Step 3: Prepare the Rice
- Rinse the basmati rice under cold water until the water runs clear. This removes excess starch.
- Soak the rice in water for about 30 minutes, then drain.
- In a large pot, bring 4-5 cups of water to a boil. Add the soaked rice and cook until it is 70% done. The rice should be slightly firm as it will finish cooking later with the chicken.
- Drain the rice and set it aside.
Step 4: Cook the Chicken
- In a large, heavy-bottomed pot, heat the oil or ghee over medium heat.
- Add the sliced onions and sauté until they turn golden brown. This step is crucial for flavor.
- Stir in the slit green chilies and whole spices (bay leaves, cloves, cardamom, cinnamon) and cook for a minute.
- Add the marinated chicken and mix well. Cook until the chicken is fully cooked and the oil separates from the masala, approximately 15-20 minutes.
Step 5: Layer the Biriyani
- Once the chicken is cooked, reduce the heat to low.
- Layer the partially cooked rice evenly over the chicken.
- Sprinkle additional garam masala, chopped coriander, and mint leaves on top.
- Drizzle a little more ghee or oil over the rice for added flavor.
Step 6: Cook the Biriyani
- Cover the pot tightly with a lid to trap the steam. You can seal the edges with dough for better results.
- Cook on low heat (dum cooking) for about 25-30 minutes. This allows the flavors to meld and the rice to finish cooking.

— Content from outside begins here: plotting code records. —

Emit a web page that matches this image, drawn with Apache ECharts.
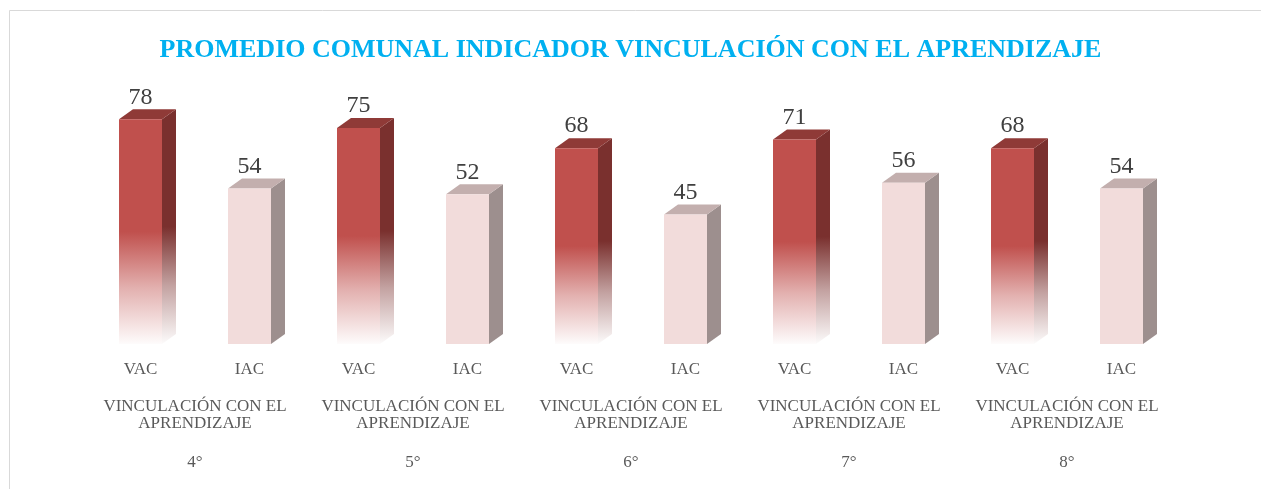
<!DOCTYPE html>
<html>
<head>
<meta charset="utf-8">
<script src="https://cdn.jsdelivr.net/npm/echarts@6/dist/echarts.min.js"></script>
<style>
  html, body { margin: 0; padding: 0; background: #fff; }
  #chart { width: 1261px; height: 489px; }
</style>
</head>
<body>
<div id="chart"></div>
<script>
// datos del grafico
var grados = ['4°', '5°', '6°', '7°', '8°'];
var indicador = 'VINCULACIÓN CON EL\nAPRENDIZAJE';
var vac = [78, 75, 68, 71, 68];
var iac = [54, 52, 45, 56, 54];

var chart = echarts.init(document.getElementById('chart'));

// categorias intercaladas VAC / IAC
var cats = [];
var vacData = [];
var iacData = [];
for (var i = 0; i < grados.length; i++) {
    cats.push('VAC', 'IAC');
    vacData.push([i * 2, vac[i]]);
    iacData.push([i * 2 + 1, iac[i]]);
}

var FONT = '"Liberation Serif", "DejaVu Serif", serif';

// barra 3D: cara frontal, lateral y superior
function bar3d(colors) {
    return function (params, api) {
        var top = api.coord([api.value(0), api.value(1)]);
        var base = api.coord([api.value(0), 0]);
        var w = 43, dx = 14, dy = 10;
        var x0 = top[0] - w / 2;
        var h = base[1] - top[1];
        return {
            type: 'group',
            children: [
                {
                    type: 'polygon',
                    shape: { points: [[x0 + w, top[1]], [x0 + w + dx, top[1] - dy], [x0 + w + dx, base[1] - dy], [x0 + w, base[1]]] },
                    style: { fill: colors.side }
                },
                {
                    type: 'polygon',
                    shape: { points: [[x0, top[1]], [x0 + dx, top[1] - dy], [x0 + w + dx, top[1] - dy], [x0 + w, top[1]]] },
                    style: { fill: colors.top }
                },
                {
                    type: 'rect',
                    shape: { x: x0, y: top[1], width: w, height: h },
                    style: { fill: colors.front }
                },
                {
                    type: 'text',
                    x: top[0],
                    y: top[1] - dy,
                    style: {
                        text: String(api.value(1)),
                        align: 'center',
                        verticalAlign: 'bottom',
                        fontSize: 24,
                        fontFamily: FONT,
                        fill: '#404040'
                    }
                }
            ]
        };
    };
}

function fade(r, g, b) {
    return {
        type: 'linear', x: 0, y: 0, x2: 0, y2: 1,
        colorStops: [
            { offset: 0, color: 'rgba(' + r + ',' + g + ',' + b + ',1)' },
            { offset: 0.5, color: 'rgba(' + r + ',' + g + ',' + b + ',1)' },
            { offset: 0.75, color: 'rgba(' + r + ',' + g + ',' + b + ',0.45)' },
            { offset: 1, color: 'rgba(' + r + ',' + g + ',' + b + ',0.02)' }
        ]
    };
}

var option = {
    backgroundColor: '#fff',
    title: {
        text: 'PROMEDIO COMUNAL INDICADOR VINCULACIÓN CON EL APRENDIZAJE',
        left: 'center',
        top: 32,
        textStyle: {
            color: '#00B0F0',
            fontSize: 26,
            fontWeight: 'bold',
            fontFamily: FONT
        }
    },
    graphic: [{
        type: 'rect',
        shape: { x: 9.5, y: 10.5, width: 1300, height: 520 },
        style: { fill: null, stroke: '#D9D9D9', lineWidth: 1 },
        silent: true
    }],
    grid: { left: 86, right: 85, top: 56, bottom: 145 },
    xAxis: [
        {
            type: 'category',
            data: cats,
            axisLine: { show: false },
            axisTick: { show: false },
            axisLabel: { color: '#595959', fontSize: 17, fontFamily: FONT, margin: 17, interval: 0 }
        },
        {
            type: 'category',
            data: grados,
            position: 'bottom',
            axisLine: { show: false },
            axisTick: { show: false },
            axisLabel: {
                color: '#595959', fontSize: 17, fontFamily: FONT, margin: 54, lineHeight: 17, interval: 0,
                formatter: function () { return indicador; }
            }
        },
        {
            type: 'category',
            data: grados,
            position: 'bottom',
            axisLine: { show: false },
            axisTick: { show: false },
            axisLabel: { color: '#595959', fontSize: 17, fontFamily: FONT, margin: 110, interval: 0 }
        }
    ],
    yAxis: {
        type: 'value',
        min: 0,
        max: 100,
        show: false
    },
    series: [
        {
            name: 'VAC',
            type: 'custom',
            renderItem: bar3d({ front: fade(192, 80, 77), side: fade(122, 48, 46), top: '#8F3A37' }),
            data: vacData
        },
        {
            name: 'IAC',
            type: 'custom',
            renderItem: bar3d({ front: '#F2DCDB', side: '#9D8F8E', top: '#C3AFAE' }),
            data: iacData
        }
    ]
};

chart.setOption(option);
</script>
</body>
</html>
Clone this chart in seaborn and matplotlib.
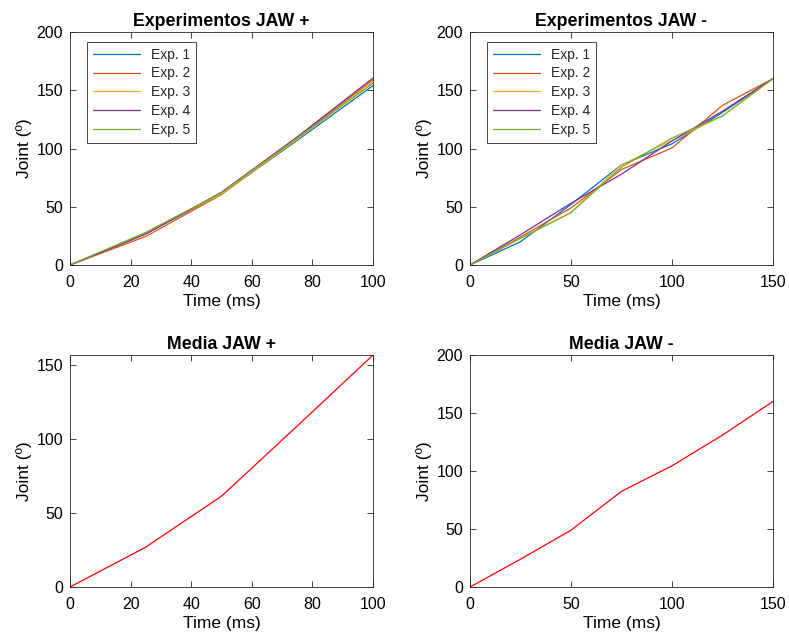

- Turn off the heat and let it rest for 10 minutes before opening the lid.
Conclusion
Congratulations! You've made a delicious Palakkadan Rawuthar Biriyani. Serve it hot with raita or salad on the side. This dish is perfect for special occasions or family gatherings. Enjoy the rich flavors and the satisfaction of cooking an authentic biriyani at home. For next steps, consider experimenting with different meats or vegetarian options to expand your biriyani repertoire.